The days fly by without so much a sound. I remember long, lazy nights before this, kayaking or fishing with Mother & Dad, going for a run, early morning walks to the bus stop and the scent of summer, the stillness of the air, the rush of the under-current. I don’t feel any different now, I feel it’s all still there, waiting for me to come back and be doing those things again, like that was what was normal, school and happenings are not. Like my life is just on pause. I don’t feel disconnected from it, just temporarily kept from it all. That was who I was and what I did for three years without respite.
I think sometimes I miss the solitude, the quietness of life in my town. The stillness. The waiting for something to happen, longing for it, and then almost being glad when it didn’t happen. I’m twenty-three now. I don’t feel any different than I did when I was twenty-two. Time goes by so fast. Soon I will be old, needing care and rest.
I sometimes wonder what you’re doing these days
Then I wake up and I don’t want the same things.
September 23, 2012
It hit me when I was waiting for my flight to LaGuardia. What the heck are you doing? So I told myself to stop trying to figure out the reasons why I was doing it and then I turned on my iPod and listened to The National.

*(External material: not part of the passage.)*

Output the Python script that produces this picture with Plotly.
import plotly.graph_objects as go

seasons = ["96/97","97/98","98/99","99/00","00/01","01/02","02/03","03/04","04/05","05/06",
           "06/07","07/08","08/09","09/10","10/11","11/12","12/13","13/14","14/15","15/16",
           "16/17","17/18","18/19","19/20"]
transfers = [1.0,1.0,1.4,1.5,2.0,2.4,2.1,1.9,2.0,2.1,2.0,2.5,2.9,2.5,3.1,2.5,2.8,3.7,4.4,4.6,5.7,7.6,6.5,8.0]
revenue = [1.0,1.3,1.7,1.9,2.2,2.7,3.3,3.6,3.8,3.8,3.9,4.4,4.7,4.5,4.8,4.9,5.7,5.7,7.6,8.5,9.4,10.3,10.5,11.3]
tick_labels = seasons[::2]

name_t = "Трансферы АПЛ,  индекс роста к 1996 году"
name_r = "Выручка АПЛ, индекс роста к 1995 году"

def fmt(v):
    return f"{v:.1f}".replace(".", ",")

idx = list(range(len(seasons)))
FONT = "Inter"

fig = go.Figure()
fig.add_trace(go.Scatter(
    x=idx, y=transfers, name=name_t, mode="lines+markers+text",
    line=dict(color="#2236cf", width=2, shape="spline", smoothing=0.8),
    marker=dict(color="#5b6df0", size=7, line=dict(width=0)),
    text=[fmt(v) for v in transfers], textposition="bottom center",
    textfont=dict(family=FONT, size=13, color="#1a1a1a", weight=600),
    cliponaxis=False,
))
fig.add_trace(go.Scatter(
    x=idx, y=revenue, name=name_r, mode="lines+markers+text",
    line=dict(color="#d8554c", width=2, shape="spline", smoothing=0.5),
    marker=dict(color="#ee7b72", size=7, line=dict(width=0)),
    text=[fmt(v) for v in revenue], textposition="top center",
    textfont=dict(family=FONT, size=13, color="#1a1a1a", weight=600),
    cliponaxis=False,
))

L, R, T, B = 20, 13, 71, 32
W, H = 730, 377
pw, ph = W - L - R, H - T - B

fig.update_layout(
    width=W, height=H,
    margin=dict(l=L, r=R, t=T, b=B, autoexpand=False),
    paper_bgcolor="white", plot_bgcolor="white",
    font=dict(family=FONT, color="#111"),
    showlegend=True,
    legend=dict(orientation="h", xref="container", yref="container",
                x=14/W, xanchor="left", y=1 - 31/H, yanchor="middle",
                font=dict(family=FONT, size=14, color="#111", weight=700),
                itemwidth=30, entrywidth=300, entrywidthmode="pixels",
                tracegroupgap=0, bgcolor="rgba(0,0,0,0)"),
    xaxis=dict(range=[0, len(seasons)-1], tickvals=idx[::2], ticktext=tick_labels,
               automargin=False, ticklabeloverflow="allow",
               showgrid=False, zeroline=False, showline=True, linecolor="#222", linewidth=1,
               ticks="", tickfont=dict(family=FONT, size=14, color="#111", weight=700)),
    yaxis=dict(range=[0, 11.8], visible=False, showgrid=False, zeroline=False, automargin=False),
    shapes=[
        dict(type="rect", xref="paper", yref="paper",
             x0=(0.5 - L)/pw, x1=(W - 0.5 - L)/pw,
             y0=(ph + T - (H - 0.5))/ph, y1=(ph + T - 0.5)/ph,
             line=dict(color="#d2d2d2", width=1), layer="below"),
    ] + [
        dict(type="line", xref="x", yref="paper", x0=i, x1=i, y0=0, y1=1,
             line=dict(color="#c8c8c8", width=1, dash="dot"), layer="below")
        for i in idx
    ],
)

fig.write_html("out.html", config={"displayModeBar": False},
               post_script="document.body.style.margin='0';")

But as I hopped in the taxi to Greenpoint, Brooklyn, I kept coming back to it. Two and a half weeks ago, I had purchased a really expensive plane ticket, I was skipping classes, going to Brooklyn for the weekend by myself and all to see an almost five hour long minimalistic opera, with no plot and no intermission.

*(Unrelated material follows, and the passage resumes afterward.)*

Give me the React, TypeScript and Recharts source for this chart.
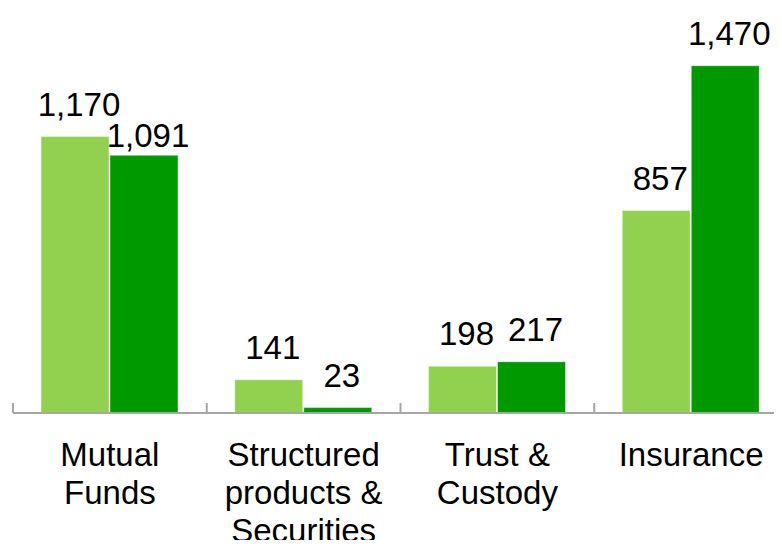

Einstein on the Beach is an epic masterpiece. I have been obsessed with the opera for the past couple of years, so when I bought the tickets, it seemed reasonable, it seemed right. The concept of a unique, entirely new musical experience was attractive to me. As I’ve been researching the opera the past month, in preparation for writing my Senior music paper, it has been fascinating to read reviews, to see how people have interpreted the opera and the symbolism or meaning behind it. On the train ride back, my fellow passengers all carried programs from the show and discussed the deep, philosophical implications of the many portrayals of Einstein, the symbolism behind the train, the spaceship, the trial, the bed. The reviews I’ve read prepared me for the starkness and mechanical nature of the choreography. Those reviews prepared me to think that maybe this wouldn’t be my jam, but that it’s interesting nonetheless. The books I read let me into the minds of Glass and Wilson a little bit. I could see that they were brilliant artists, offering up Einstein as this postmodern epic, turning the innocent theatre-goers expectations upside down.

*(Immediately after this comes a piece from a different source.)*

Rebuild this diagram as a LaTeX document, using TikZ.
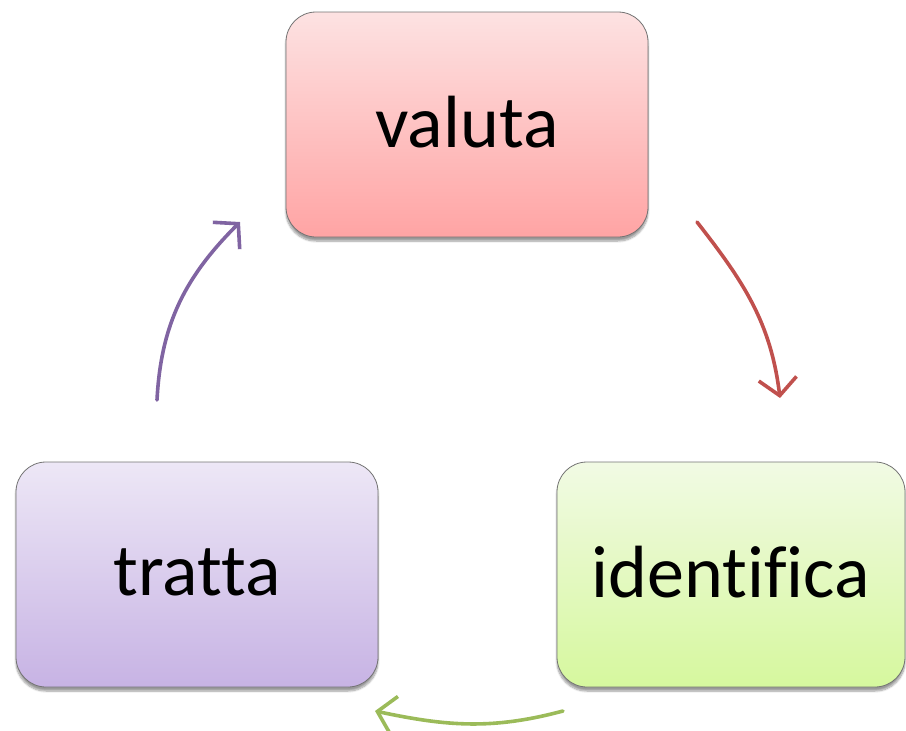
\documentclass[tikz,border=0pt]{standalone}
\usepackage{fontspec}
\setmainfont{Carlito}[Ligatures=NoCommon]
\usetikzlibrary{arrows.meta, shadows.blur}

\begin{document}
\begin{tikzpicture}[x=1pt, y=-1pt,
  box/.style={rectangle, rounded corners=30pt, draw=black!55, line width=0.8pt,
    minimum width=362pt, minimum height=225pt, inner sep=0pt,
    blur shadow={shadow xshift=0pt, shadow yshift=-4pt, shadow blur steps=8, shadow opacity=40},
    font=\fontsize{74}{80}\selectfont},
  cyc/.style={line width=3.6pt, line cap=round, -{Straight Barb[length=17pt, width=38pt, line width=3.6pt]}}]
  \definecolor{offred}{RGB}{192,80,77}
  \definecolor{offgreen}{RGB}{155,187,89}
  \definecolor{offpurple}{RGB}{128,100,162}
  \useasboundingbox (0,0) rectangle (906,731);

  \node[box, top color={rgb,255:red,253;green,226;blue,226}, bottom color={rgb,255:red,255;green,164;blue,164}] (valuta) at (467,124.5) {\raisebox{5pt}{valuta}};
  \node[box, minimum width=348pt, top color={rgb,255:red,241;green,250;blue,228}, bottom color={rgb,255:red,214;green,248;blue,158}] (identifica) at (731,574.5) {\raisebox{5pt}{identifica}};
  \node[box, top color={rgb,255:red,237;green,231;blue,246}, bottom color={rgb,255:red,199;green,179;blue,228}] (tratta) at (197,574.5) {\raisebox{5pt}{tratta}};

  \coordinate (r1) at (697,222);
  \coordinate (r2) at (780,398);
  \coordinate (g1) at (563,711);
  \coordinate (g2) at (375,711);
  \coordinate (p1) at (157,400);
  \coordinate (p2) at (240,222);

  \draw[cyc, offred] (r1) to[out=-52, in=97] (r2);
  \draw[cyc, offgreen] (g1) to[out=195, in=-12] (g2);
  \draw[cyc, offpurple] (p1) to[out=87, in=225] (p2);
\end{tikzpicture}
\end{document}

Somehow, all that seems valid, thought-provoking, interesting, even true. But Einstein meant more to me than any classic or modern opera I have ever seen. Maybe it’s because as I watched Helga Davis and Kate Moran deliver their exact, precise and intricate choreography, I was mesmerized by their ability, their skill, or maybe it was watching a blindingly bright bar of light slowly rotate 90 degrees and descend into the heavens while a soprano soloist sang a haunting, slow, mournful aria. It could easily have been the famous “Two Lovers on a Park Bench” speech, originally written by Samuel Johnson. I don’t think there were many dry eyes.
But truly, as the four and a half hours flew by, I couldn’t help but think that if I only searched for answers to deep questions, I would be missing out on something. Einstein was magical. It was the most unique musical experience I have ever had. I knew that I would probably never see anything like it again, and that I most likely would never see Einstein again. The experience was more to me than promptly buying another ticket, and here’s why.
Sometimes, we do things, listen to music, watch movies, several times over, just because we can. But sometimes I think that the more familiar something is, the less likely we are to appreciate it or value it in the ways we ought to. When you only have one chance, you’ll treat that one chance differently than if you had multiple chances.
What I took away from Einstein was the moment of a completely new experience, one that I will never forget. I saw and heard for the first time and treasured every minute of it. The movements the reviewers said were mechanical and robotic were so free and delicate, so beautiful. Everything was what I knew it was going to be, but meant so much more than I thought it was going to mean.
I left BAM thankful beyond measure for such an experience, thankful that I could share it with the people at BAM, and most importantly, remembering Professor Morty’s advice before I went to NY. “Submit to the art.” Because these are the days my friend, and these – these are the days, my friends.
October 17, 2011
an old post I found from February 10th that I never blogged.
Two-hour delay this morning. I wanted the extra time to sleep, but find that now that I have it, sleep is the furthest thing from my mind. I thought about the tendons and muscles in my hands and I held them up to the dim light coming in through the window. What a piece of work, how intricate, how fearfully and thoughtfully made.
I thought about the summer. Gliding through the inlet in my kayak. Tall grass and plants, undergrowth all around me, the inlet widens and I float underneath a fallen tree and into the wide, blue expanse of lake, the sun beating down. I close my eyes, put my feet out on top of the kayak and feel the warm sun, just floating, the rocking motion of the water puts me to sleep.
I thought about riding. The smell of the earth, the sky, and horse. It’s dirt, fresh cut grass, hay, leather, and the bitter, faint taste of fly spray. The sun warms you and you feel the movement and just ride, carried away by powerful strides and the slightest touch, the lightest pressure of your leg, the horse listens and responds, ears twitch back, listening.
Main street, the park, fourth of July, Flicka, her soft looks and warm eyes. Walking up to the cemetery and laying in the grass under the tree, escaping the heat of July. Those big bales of hay that you can lay on top of and get lost in the sky, the blue, true, dream of sky. Sitting on the front stoop, Flicka next to me, waiting for Mother and Dad to get home, the stone steps warmed by the sun, the aviary of birds around me, the little garter snakes, lazily sunning themselves on the sidewalk and Dad’s flowers, tall and brilliant, line the sidewalk, singing up to the sun.